Margaret Sanger, birth mother and patron saint of Planned Parenthood, enjoys an unusually sanitized reputation. The standard biographical references hail her as a courageous champion of women’s rights who overcame the dark forces of religious repression. But the hagiographers conveniently ignore or gloss the dark chapters of the story, especially her reflexive racism, and notorious enthusiasm for eugenics. Her magazine, The Birth Control Review, was a leading vehicle for some of the worst propaganda on these subjects ever published in the United States.
But unless you’re a dogged researcher, your local library won’t enlighten you about any of this. In fact, if you live in Toledo, Ohio, you’ll find that the local library has established itself as censor librorum on Sanger. Politically incorrect opinion (i.e., the truth) about Sanger, is now officially banned.

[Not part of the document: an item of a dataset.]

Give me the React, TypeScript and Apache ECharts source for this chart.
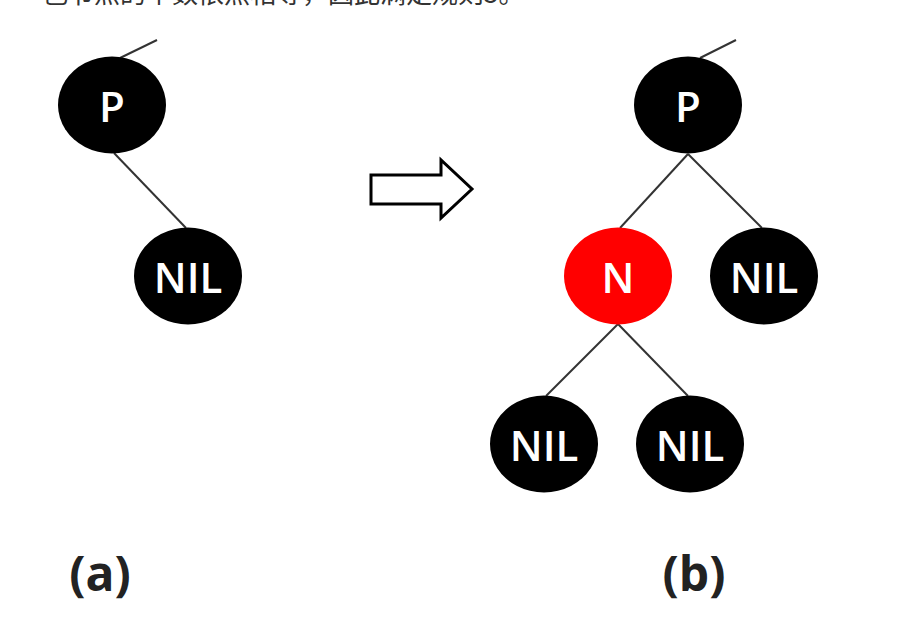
import * as echarts from "echarts";
import { useEffect, useRef } from "react";

const nodeNames = ["Pa", "NILa", "Pb", "N", "NILb1", "NILb2", "NILb3"];
const nodeLabels = ["P", "NIL", "P", "N", "NIL", "NIL", "NIL"];
const nodeX = [112, 188, 688, 618, 764, 544, 690];
const nodeY = [105, 276, 105, 276, 276, 444, 444];
const nodeColors = ["#000", "#000", "#000", "#f00", "#000", "#000", "#000"];
// edge endpoints: [x1, y1, x2, y2]
const edgeX1 = [120, 114, 736, 688, 688, 618, 618];
const edgeY1 = [58, 153, 40, 154, 154, 324, 324];
const edgeX2 = [157, 186, 700, 620, 762, 546, 688];
const edgeY2 = [40, 228, 58, 228, 228, 396, 396];
const captions = ["(a)", "(b)"];
const captionX = [100, 694];

const App = () => {
  const chartRef = useRef(null);

  useEffect(() => {
    const chart = echarts.init(chartRef.current, null, { renderer: "svg" });

    const data: any[] = nodeNames.map((name, i) => ({
      name,
      value: [nodeX[i], nodeY[i]],
      symbolSize: [108, 97],
      itemStyle: { color: nodeColors[i] },
      label: { show: true, formatter: nodeLabels[i] },
      z: 3,
    }));
    const links: any[] = [];
    edgeX1.forEach((_, i) => {
      data.push({ name: "s" + i, value: [edgeX1[i], edgeY1[i]], symbolSize: 0, label: { show: false } });
      data.push({ name: "t" + i, value: [edgeX2[i], edgeY2[i]], symbolSize: 0, label: { show: false } });
      links.push({ source: "s" + i, target: "t" + i });
    });

    chart.setOption({
      animation: false,
      grid: { left: 0, right: 0, top: 0, bottom: 0 },
      xAxis: { type: "value", min: 0, max: 920, show: false },
      yAxis: { type: "value", min: 0, max: 630, inverse: true, show: false },
      series: [
        {
          type: "graph",
          coordinateSystem: "cartesian2d",
          layout: "none",
          data,
          links,
          lineStyle: { color: "#333", width: 2, opacity: 1 },
          label: {
            color: "#fff",
            fontSize: 42,
            fontWeight: 600,
            fontFamily: "Open Sans",
            position: "inside",
          },
        },
      ],
      graphic: [
        {
          type: "text",
          left: 42,
          top: -22,
          style: {
            text: "色节点的个数依然相等，因此满足规则5。",
            font: "26px 'Noto Sans CJK SC'",
            fill: "#333",
          },
        },
        {
          type: "polygon",
          shape: {
            points: [
              [371, 175], [441, 175], [441, 160], [472, 189],
              [441, 218], [441, 204], [371, 204],
            ],
          },
          style: { fill: "#fff", stroke: "#000", lineWidth: 3 },
        },
        ...captions.map((c, i) => ({
          type: "text",
          x: captionX[i],
          y: 572,
          style: {
            text: c,
            font: "bold 48px 'Open Sans'",
            fill: "#222",
            align: "center",
            verticalAlign: "middle",
          },
        })),
      ],
    });

    return () => chart.dispose();
  }, []);

  return (
    <div
      ref={chartRef}
      style={{ position: "fixed", left: 0, top: 0, width: "920px", height: "630px", background: "#fff" }}
    />
  );
};

export default App;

Such was the recent discovery of Dean and Melanie Witt, who made bold to donate a copy of a critical biography of Sanger to the Toledo-Lucas County Public Library. As reported by Patrick Poole of WorldNet Daily, their gift has been refused because the book is “too political.” A slam-dunk, you would think, for the American Library Association (ALA), which, among other things, annually sponsors something called “Banned Books Week” to demonstrate its ferocious commitment to free inquiry. Witness the ALA’s “Library Bill of Rights,” which declaims, in relevant part:
I. Materials should not be excluded because of the origin, background, or views of those contributing to their creation.
II. Libraries should provide materials and information presenting all points of view on current and historical issues. Materials should not be proscribed or removed because of partisan or doctrinal disapproval.

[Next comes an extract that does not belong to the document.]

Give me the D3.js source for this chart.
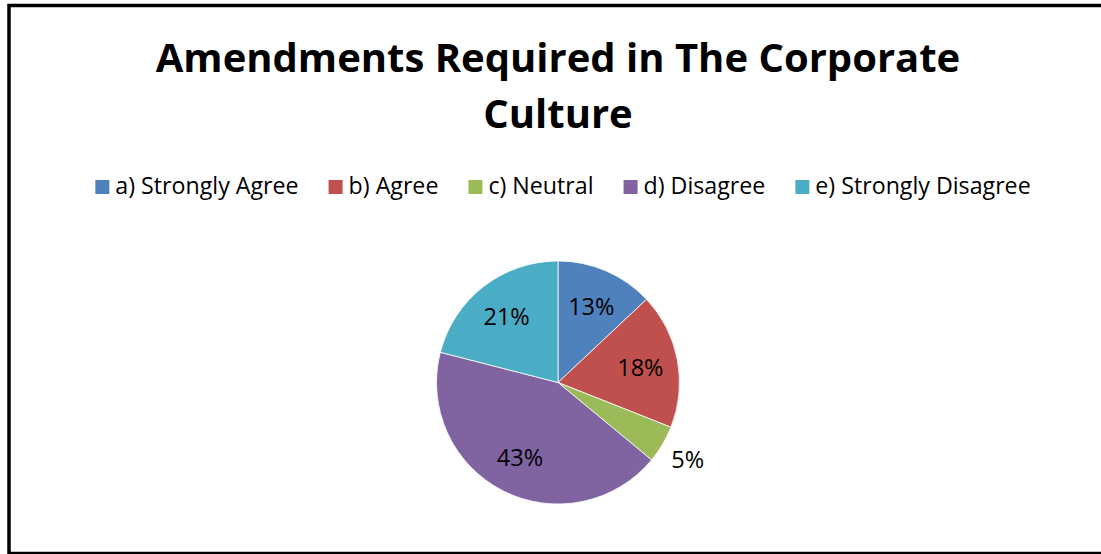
<!DOCTYPE html>
<html>
<head>
<meta charset="utf-8">
<script src="https://cdn.jsdelivr.net/npm/d3@7/dist/d3.min.js"></script>
<style>
  html, body { margin: 0; padding: 0; background: #fff; }
  svg { display: block; }
  text { font-family: "Open Sans", Lato, "DejaVu Sans", sans-serif; fill: #000; }
</style>
</head>
<body>
<svg id="chart" width="1101" height="554"></svg>
<script>
// Survey responses: amendments required in the corporate culture
const categories = ["a) Strongly Agree", "b) Agree", "c) Neutral", "d) Disagree", "e) Strongly Disagree"];
const shares = [13, 18, 5, 43, 21];
const palette = ["#4F81BD", "#C0504D", "#9BBB59", "#8064A2", "#4BACC6"];
const titleLines = ["Amendments Required in The Corporate", "Culture"];

const svg = d3.select("#chart");
const cx = 558;

// outer frame
svg.append("rect")
  .attr("x", 9).attr("y", 5.5)
  .attr("width", 1100).attr("height", 548)
  .attr("fill", "#fff")
  .attr("stroke", "#000")
  .attr("stroke-width", 3.5);

// title
const title = svg.append("text")
  .attr("text-anchor", "middle")
  .attr("font-weight", "bold")
  .attr("font-size", 40);
title.selectAll("tspan").data(titleLines).join("tspan")
  .attr("x", cx)
  .attr("y", (d, i) => 72 + i * 56)
  .text(d => d);

// legend: measure labels, then lay the entries out centred on one row
const legendFont = 23.2, swatch = 14, gapAfterSwatch = 6, itemGap = 30;
const legend = svg.append("g");
const items = legend.selectAll("g").data(categories).join("g");
items.append("rect")
  .attr("width", swatch).attr("height", swatch)
  .attr("y", -swatch)
  .attr("fill", (d, i) => palette[i]);
items.append("text")
  .attr("x", swatch + gapAfterSwatch)
  .attr("font-size", legendFont)
  .text(d => d);
const widths = [];
items.each(function () { widths.push(this.getBBox().width); });
const total = d3.sum(widths) + itemGap * (widths.length - 1);
let xPos = 563 - total / 2;
items.attr("transform", (d, i) => {
  const x = xPos;
  xPos += widths[i] + itemGap;
  return `translate(${x},194)`;
});

// pie
const R = 121.5;
const cy = 382.5;
const pie = d3.pie().sort(null).value(d => d)(shares);
const arc = d3.arc().innerRadius(0).outerRadius(R);
const labelArc = d3.arc().innerRadius(R * 0.69).outerRadius(R * 0.69);
const outerArc = d3.arc().innerRadius(R * 1.24).outerRadius(R * 1.24);

const g = svg.append("g").attr("transform", `translate(${cx},${cy})`);
g.selectAll("path").data(pie).join("path")
  .attr("d", arc)
  .attr("fill", (d, i) => palette[i])
  .attr("stroke", "#fff")
  .attr("stroke-width", 0.8);

// slices too narrow for their label get it placed just outside the rim
const fits = d => (d.endAngle - d.startAngle) > 0.45;
g.selectAll("text.val").data(pie).join("text")
  .attr("class", "val")
  .attr("text-anchor", "middle")
  .attr("dominant-baseline", "central")
  .attr("font-size", 23.5)
  .attr("transform", d => `translate(${(fits(d) ? labelArc : outerArc).centroid(d)})`)
  .text(d => d.data + "%");
</script>
</body>
</html>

III. Libraries should challenge censorship in the fulfillment of their responsibility to provide information and enlightenment.
It turns out, however, that these noble Jeffersonian sentiments were not designed to protect the rights of readers but of, well, librarians. When contacted by Poole, the pecksniffs at the ALA rallied ’round the First Amendment by siding with the censors at the Toledo Library: Librarians must be free, they said, to decide what should or should not be included in their collections. Remember that the next time “Banned Books Week” rolls around.
The Toledo School of Constitutional Law, whose doctrines have already infused the speech codes of many colleges and universities, is also making converts in New York City. There, the agency that places ads in subway cars for the Metropolitan Transportation Authority (MTA) has rebuffed a pro-life ad sponsored by the American Life League. The ad in question features a picture of an eight-week-old unborn child and the slogan, “Please don’t do it. She’s your baby” This is obviously seditious stuff, clearly designed to rankle the delicate sensibilities of New York straphangers while undermining their confidence in the transit system. Besides, Planned Parenthood’s pro-abortion ads, which have for many years graced New York’s buses and subway cars, have settled the matter once and for all, haven’t they?
The unenlightened among us clearly need a refresher course in the First Amendment. John Rocker, who throws like Dizzy Dean but thinks like Daffy Duck, has been banished from Major League Baseball for uttering foolish opinions of the sort commonly encountered in half the saloons and three-quarters of the bullpens in America. On the other hand, Eminem, the hottest star in rap music, sings—if that is the word for it—in praise of murder, rape, and mayhem and is rewarded for his efforts with multimillion-dollar contracts and adulatory reviews in respectable newspapers and magazines. Pity poor John Rocker. If he’d only had the wit to carry a guitar to interviews, he’d be hailed as a new-wave artiste!
No doubt the folks at the ALA and the New York MTA, attuned as they are to higher learning, will explain all this in due course. Pending their final report, I have a modest proposal: Rather than banning Rocker to Richmond for his sins, let’s give him a recording contract and set him to work stacking books in the Toledo Public Library. In between gigs, he can read all about Sanger’s fight for freedom and, while he’s at it, the history of the American Civil Liberties Union.